Look, But Don’t Touch

Monday, January 7th, 2008

I’ve been discussing Michael Schrage’s Serious Play, which examines how organizations use models, simulations, and prototypes to stimulate innovation:

Can Detroit’s lagging competitiveness in the 1980s be blamed in part on its prototyping media? Absolutely. Intricate and expensive clay models didn’t lend themselves to easy modification or rapid iteration. The sheer effort required to craft them actually made them more like untouchable works of art than malleable platforms for creative interaction. The medium’s message is, Look but don’t touch. “American automobile companies didn’t have an iterative culture,” says IDEO’s David Kelley. “Clay…was like God’s tablets.” GVO’s Michael Barry agrees: “When a model starts to harden up,” he says, “so does a lot of the thinking.” Clay was more than a medium; it was a metaphor for management.

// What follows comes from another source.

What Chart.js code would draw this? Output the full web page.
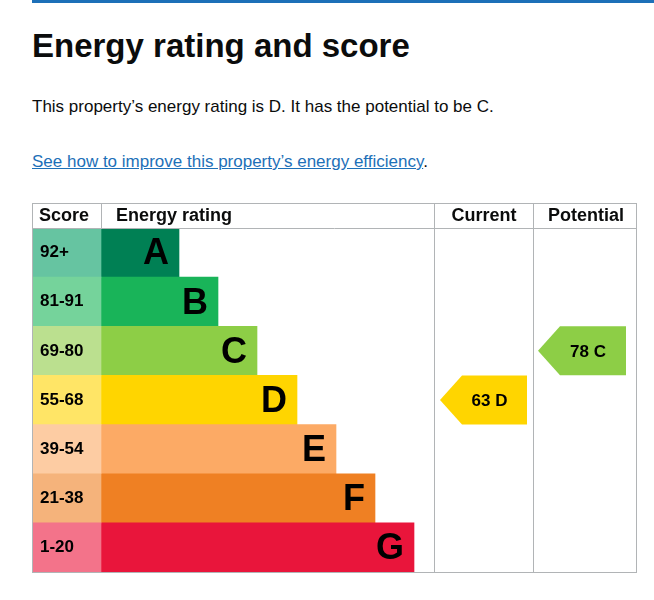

Daniel Whitney of MIT’s Draper Labs, who has studied the use of computer-aided design tools in Japan, observes that until the 1990s, U.S. car companies attempted to use clay models as inputs for their computer-aided design systems. This approach combined the worst of both media worlds: it was labor-intensive and imprecise, analogous to typing a handwritten novel into a word processor, editing the printout by hand, and retyping the final version into a computerized typesetting system. The cost in time, labor, and errors in painfully high.